Yep, that’s how nozzles work.
Pressure is a function of force per amount of surface area. Reduce the surface area, and increase the pressure per surface area.
Same with rivers. The rapid areas are narrower.
Pressure does not increase, its velocity does
As mentioned above, by reducing the diameter of the holes the water comes out of, it increases the speed it exits.
Think of those twistable caps on a spray bottle. As you turn it clockwise, the opening narrows and the liquid emits from a fine mist to a laser-like stream, as you turn it.
Hmm, I wonder if it’s worth $35.00 to try it out.
My apt. building has low flow water. I recently spent $43 for a hand held shower head because standing under my old shower head was like standing in a light rain. The new one is much better. It was definitely worth it for me.
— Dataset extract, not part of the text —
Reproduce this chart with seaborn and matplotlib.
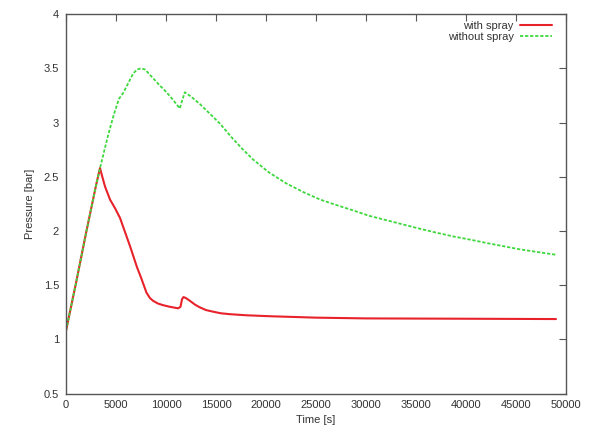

@Blackwater_Park Again, pressure means force per surface area, so pressure does increase when water pressure is focused.
Try adjusting a hose nozzle, and observe the water going from a moistening spray, to a shooting jet.
@Zaku @Blackwater_Park is correct. As area decreases, velocity increases but pressure decreases. Here’s a website that gives all the calculations For pressure AND velocity to increase would require something adding energy to the system…doing work on it. Typically, if the inside diameter of a pipe narrows down gradually, the velocity increases and the pressure decreases as it goes through the narrow part. Once the pipe widens out again, the exact opposite happens: the pressure increases and the velocity decreases. The situation is similar if an orifice is used (basically a partial blockage in the pipe.
The only way to increase pressure coming out of nozzle is if you use a venturi nozzle. In this design the piping narrows down, causing a lowering of pressure. The decreasing diameter then opens up immediately into a mixing chamber. In this chamber there is an inlet from another source that allows fluid to be “sucked” into the mixing chamber and carried through by the flow coming out of the nozzle. The resultant situation is that you have more material coming out of the venturi that you put in at the beginning, thus resulting in higher pressure at the outlet.
Fluid dynamics is rather unintuitive that way. Marketeers are definitely conflating velocity to pressure since that is what it feels like with these narrowed nozzle shower heads.